Even writing this makes me nervous, but I think I'll deal with the failure in the future. I've built Stormlight using code. There are no manual steps. So, if I lose the cluster, I can rebuild by relying on my code. I'll open source my code in a future post.

That said, I might buy a few Raspberry Pis to build a multi-master cluster later. That could be another fun side project.
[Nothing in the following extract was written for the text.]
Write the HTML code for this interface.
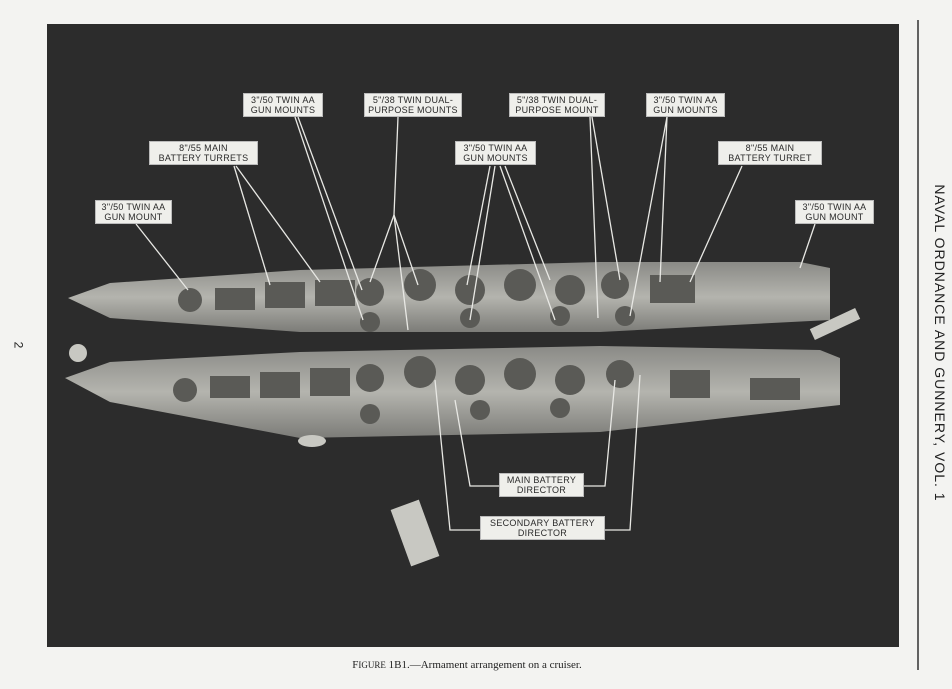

The Results: My Deploy Process

With all the above in place, I can begin programming my own services (about damn time). To deploy, all I need is a single manifest file with a Deployment, a Service, and an Ingress. Here's what kuard's manifest file looks like:

---
apiVersion: apps/v1
kind: Deployment
metadata:
  name: kuard
spec:
  selector:
    matchLabels:
      app: kuard
  replicas: 1
  template:
    metadata:
      labels:
        app: kuard
    spec:
      containers:
      - image: gcr.io/kuar-demo/kuard-amd64:1
        imagePullPolicy: Always
        name: kuard
        ports:
        - containerPort: 8080
---
apiVersion: v1
kind: Service
metadata:
  name: kuard
spec:
  type: NodePort
  ports:
  - port: 80
    targetPort: 8080
    protocol: TCP
  selector:
    app: kuard

---
apiVersion: networking.k8s.io/v1beta1
kind: Ingress
metadata:
  name: ingress-kuard
  annotations:
    # use the shared ingress-nginx
    kubernetes.io/ingress.class: "nginx"
spec:
  rules:
  - host: kuard.stormlight.home
    http:
      paths:
      - path: /
        backend:
          serviceName: kuard
          servicePort: 80

With the above file, I run kubectl apply -f kuard.yml and then visit https://kuard.stormlight.home. That's my whole deploy process.

And if I need durable storage? I can use the fatty and fatty-archives storage class, or hook into a NUC's local disk.

Onwards

That's Stormlight! I'll share my code with future posts. I need to spend some time cleaning up the code to make it a little easier to use first.